Tuesday, March 22, 2005

$$ What is a good Governor's worth? $$

by Kyle Michaelis
State Sen. Dianna Schimek has introduced LB 683 to the legislature, which proposes to raise the salaries of the governor, lieutenant governor, attorney general, secretary of state, treasurer, state auditor and members of the Public Service Commission.

"Why," you ask? Well, mostly it seems because Nebraska lags rather tremendously behind the rest of the nation in payment of these officials. This doesn't surprise with the anemic salaries of our state legislators, which I think is an even more serious issue because it so severely limits our pool of citizen representatives.

Our own beloved OWH reports:
Nebraska ranks close to last in pay for elected officials.

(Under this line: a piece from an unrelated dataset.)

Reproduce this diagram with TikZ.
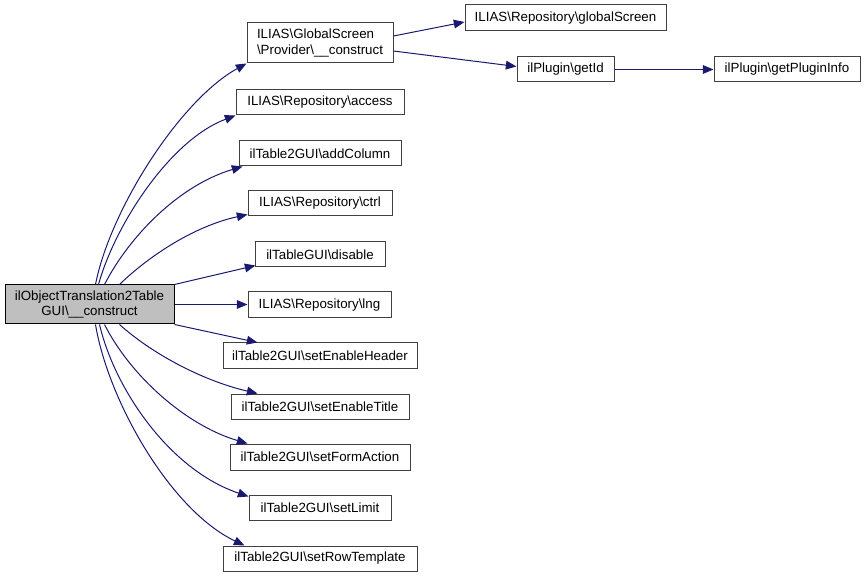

Only Arkansas pays less across the board to its top elected officials, according to a survey by the Council of State Governments.

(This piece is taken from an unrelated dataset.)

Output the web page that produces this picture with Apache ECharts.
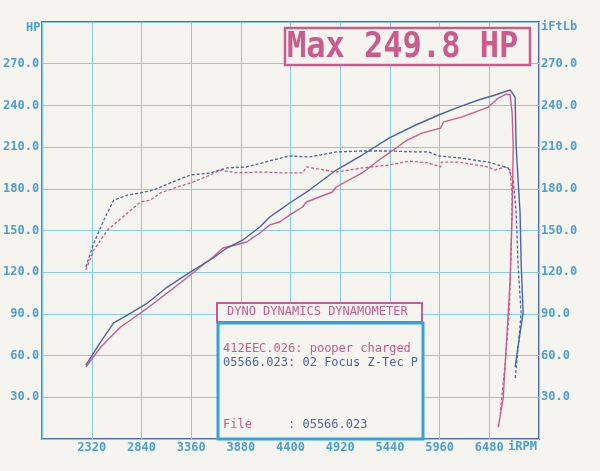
<!DOCTYPE html>
<html><head><meta charset="utf-8">
<script src="https://cdn.jsdelivr.net/npm/echarts@6/dist/echarts.min.js"></script>
<style>html,body{margin:0;padding:0;background:#f6f4ef;}#c{width:600px;height:471px;}</style>
</head><body><div id="c"></div>
<script>
// RPM / value pairs read from the sheet
const hpPink = [[2258,51.8],[2414,66.2],[2486,71.2],[2622,80.6],[2726,85.6],[2902,94.2],[3110,105],[3350,118],[3589,130.9],[3693,137.4],[3942,141.7],[4078,148.2],[4182,154],[4286,156.1],[4390,161.1],[4525,166.9],[4566,170.5],[4837,177.7],[4878,181.3],[5149,191.4],[5326,200.7],[5430,205.7],[5606,214.4],[5773,220.1],[5970,223.7],[6002,228.1],[6189,231.6],[6470,238.8],[6574,245.3],[6657,248.2],[6698,247.5],[6719,234.5],[6730,210.1],[6719,162.6],[6698,114.4],[6657,66.2],[6626,30.2],[6574,8.6]];
const hpBlue = [[2258,53.2],[2414,70],[2549,83.5],[2726,90.6],[2902,97.8],[3110,109.3],[3350,120.1],[3589,130.2],[3734,137.4],[3901,143.2],[4078,152.5],[4182,159.7],[4286,164.7],[4390,169.8],[4598,179.1],[4878,193.5],[5149,204.3],[5430,216.5],[5710,225.9],[5950,233.1],[6158,238.8],[6366,243.9],[6542,247.5],[6698,251.1],[6750,246],[6761,210],[6802,162.6],[6813,126.6],[6834,90.6],[6802,76.3],[6750,51.8]];
const tqPink = [[2258,121.6],[2341,136],[2486,150.4],[2694,162.6],[2830,170.5],[2934,171.9],[3038,177],[3214,181.3],[3381,184.9],[3558,189.9],[3662,193.5],[3838,191.4],[4078,192.1],[4358,191.4],[4525,191.4],[4566,195.7],[4878,192.1],[5149,195],[5430,197.1],[5638,199.9],[5846,198.6],[5970,195.7],[5981,199.2],[6158,199.2],[6470,195.7],[6542,193.5],[6646,195.7],[6698,193.5],[6719,174.1],[6709,138.1],[6688,90.6],[6646,54.7],[6594,18.7]];
const tqBlue = [[2258,123.7],[2341,141],[2445,157.5],[2549,171.9],[2694,175.5],[2830,177],[2965,179.1],[3142,184.2],[3350,189.9],[3558,191.4],[3734,195],[3942,195.7],[4213,200.7],[4390,203.6],[4598,202.9],[4878,206.5],[5149,207.2],[5430,207.2],[5710,206.5],[5846,206.5],[5950,203.6],[6189,202.1],[6470,199.2],[6678,195],[6730,186.3],[6761,162.6],[6782,123.7],[6813,90.6],[6782,66.2],[6750,42.4]];
const rpmMin = 1800, rpmMax = 7000, rpmStep = 520;
const valMin = 0, valMax = 300, valStep = 30;
const titleText = 'Max 249.8 HP';
const boxTitle = 'DYNO DYNAMICS DYNAMOMETER';
const line1 = '412EEC.026: pooper charged';
const line2 = '05566.023: 02 Focus Z-Tec P';
const fileLabel = 'File';
const fileValue = ': 05566.023';

const PINK = '#cc5a8c', BLUE = '#4a64a4', LBLUE = '#4a9fd8', GRID = '#86cbea', MONO = 'DejaVu Sans Mono';
const chart = echarts.init(document.getElementById('c'));
const yLab = (v) => (v <= valMin || v >= valMax) ? '' : v.toFixed(1);
chart.setOption({
  backgroundColor: '#f6f4ef',
  animation: false,
  grid: {left: 42, top: 22, right: 61, bottom: 32, show: true, borderColor: '#4f6aad', borderWidth: 2, backgroundColor: 'transparent'},
  xAxis: {type: 'value', min: rpmMin, max: rpmMax, interval: rpmStep,
    axisLine: {show: false}, axisTick: {show: false},
    splitLine: {show: true, lineStyle: {color: GRID, width: 1}},
    axisLabel: {margin: 3, color: LBLUE, fontFamily: MONO, fontSize: 12, fontWeight: 'bold',
      formatter: v => (v <= rpmMin || v >= rpmMax) ? '' : String(v)}},
  yAxis: [
    {type: 'value', min: valMin, max: valMax, interval: valStep, position: 'left',
      axisLine: {show: false}, axisTick: {show: false},
      splitLine: {show: true, lineStyle: {color: GRID, width: 1}},
      axisLabel: {margin: 3, color: LBLUE, fontFamily: MONO, fontSize: 12, fontWeight: 'bold', formatter: yLab}},
    {type: 'value', min: valMin, max: valMax, interval: valStep, position: 'right',
      axisLine: {show: false}, axisTick: {show: false}, splitLine: {show: false},
      axisLabel: {margin: 2, color: LBLUE, fontFamily: MONO, fontSize: 12, fontWeight: 'bold', formatter: yLab}}
  ],
  series: [
    {type: 'line', data: tqPink, showSymbol: false, lineStyle: {color: PINK, width: 1.3, type: [3, 2]}, z: 3},
    {type: 'line', data: tqBlue, showSymbol: false, lineStyle: {color: BLUE, width: 1.3, type: [3, 2]}, z: 3},
    {type: 'line', data: hpPink, showSymbol: false, lineStyle: {color: PINK, width: 1.4}, z: 4},
    {type: 'line', data: hpBlue, showSymbol: false, lineStyle: {color: BLUE, width: 1.4}, z: 4}
  ],
  graphic: [
    {type: 'text', z: 100, left: 26, top: 22, style: {text: 'HP', fill: LBLUE, font: 'bold 12px ' + MONO}},
    {type: 'text', z: 100, left: 541, top: 21, style: {text: 'iFtLb', fill: LBLUE, font: 'bold 12px ' + MONO}},
    {type: 'text', z: 100, left: 508, top: 441, style: {text: 'iRPM', fill: LBLUE, font: 'bold 12px ' + MONO}},
    {type: 'rect', z: 100, shape: {x: 285, y: 28, width: 245, height: 37}, style: {fill: '#f6f4ef', stroke: PINK, lineWidth: 2.5}},
    {type: 'text', z: 101, x: 287, y: 30, scaleY: 1.12, style: {text: titleText, fill: PINK, font: 'bold 32px ' + MONO}},
    {type: 'rect', z: 100, shape: {x: 217, y: 303, width: 205, height: 19}, style: {fill: '#f6f4ef', stroke: PINK, lineWidth: 2}},
    {type: 'text', z: 101, x: 227, y: 306, style: {text: boxTitle, fill: PINK, font: '12px ' + MONO}},
    {type: 'rect', z: 100, shape: {x: 218, y: 323, width: 205, height: 116}, style: {fill: '#f6f4ef', stroke: '#3aa0da', lineWidth: 3}},
    {type: 'text', z: 101, x: 223, y: 343, style: {text: line1, fill: PINK, font: '12px ' + MONO}},
    {type: 'text', z: 101, x: 223, y: 357, style: {text: line2, fill: BLUE, font: '12px ' + MONO}},
    {type: 'text', z: 101, x: 223, y: 419, style: {text: fileLabel, fill: PINK, font: '12px ' + MONO}},
    {type: 'text', z: 101, x: 288, y: 419, style: {text: fileValue, fill: BLUE, font: '12px ' + MONO}}
  ]
});
</script></body></html>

A few other states pay less for one position or another than Nebraska. But the Cornhusker State ranks 47th or lower for the salaries paid to the governor, attorney general, secretary of state, treasurer and state auditor.

Unsurprising to the political-minded, it seems very possible, should this bill be passed, that Governor Heineman would veto it, as Governors Johanns and Nelson had done before him. Seems they all think voters might not like the idea of a man approving of his own pay-raise, at least not with tax dollars.

The question then is have these short-term personal politics hurt the offices in general? Someone thinks so.
Barry Rubin, executive director of the Nebraska Democratic Party, called the current salaries "laughable" and endorsed the proposed salary hikes.

Elected officials sacrifice much to serve the state, he said. They lose time with their families, subject themselves to public scrutiny and often forgo higher salaries they could be earning in the private sector.

"I am in favor of pay increases for all elected officials," Rubin said. "You get what you pay for."

Personally, I agree, but a Democrat in this day and age should have learned to speak a little less eagerly about spending the people's money. Not that I blame Mr. Rubin - he's still new to Nebraska and doesn't seem to have fully grasped the conservative and, yes, semi-populist impulse in this prairie state to keep its elected officials at the level of the people they are to represent.

The VAST majority of people reading this article aren't going to be concerned so much with upping the Governor's salary to $100 K as they are with the fact that 61 state employees (NOT including the University) are already making more than that. I guarantee there'd be a lot of public support for raising up the Governor by bringing down those around him.

Even a lot of Nebraska Democrats would question a Governor's needing to make more than $80 K/year, as they would anyone else dependent on THEIR dollars for a living. We don't call them public SERVANTS for nothing.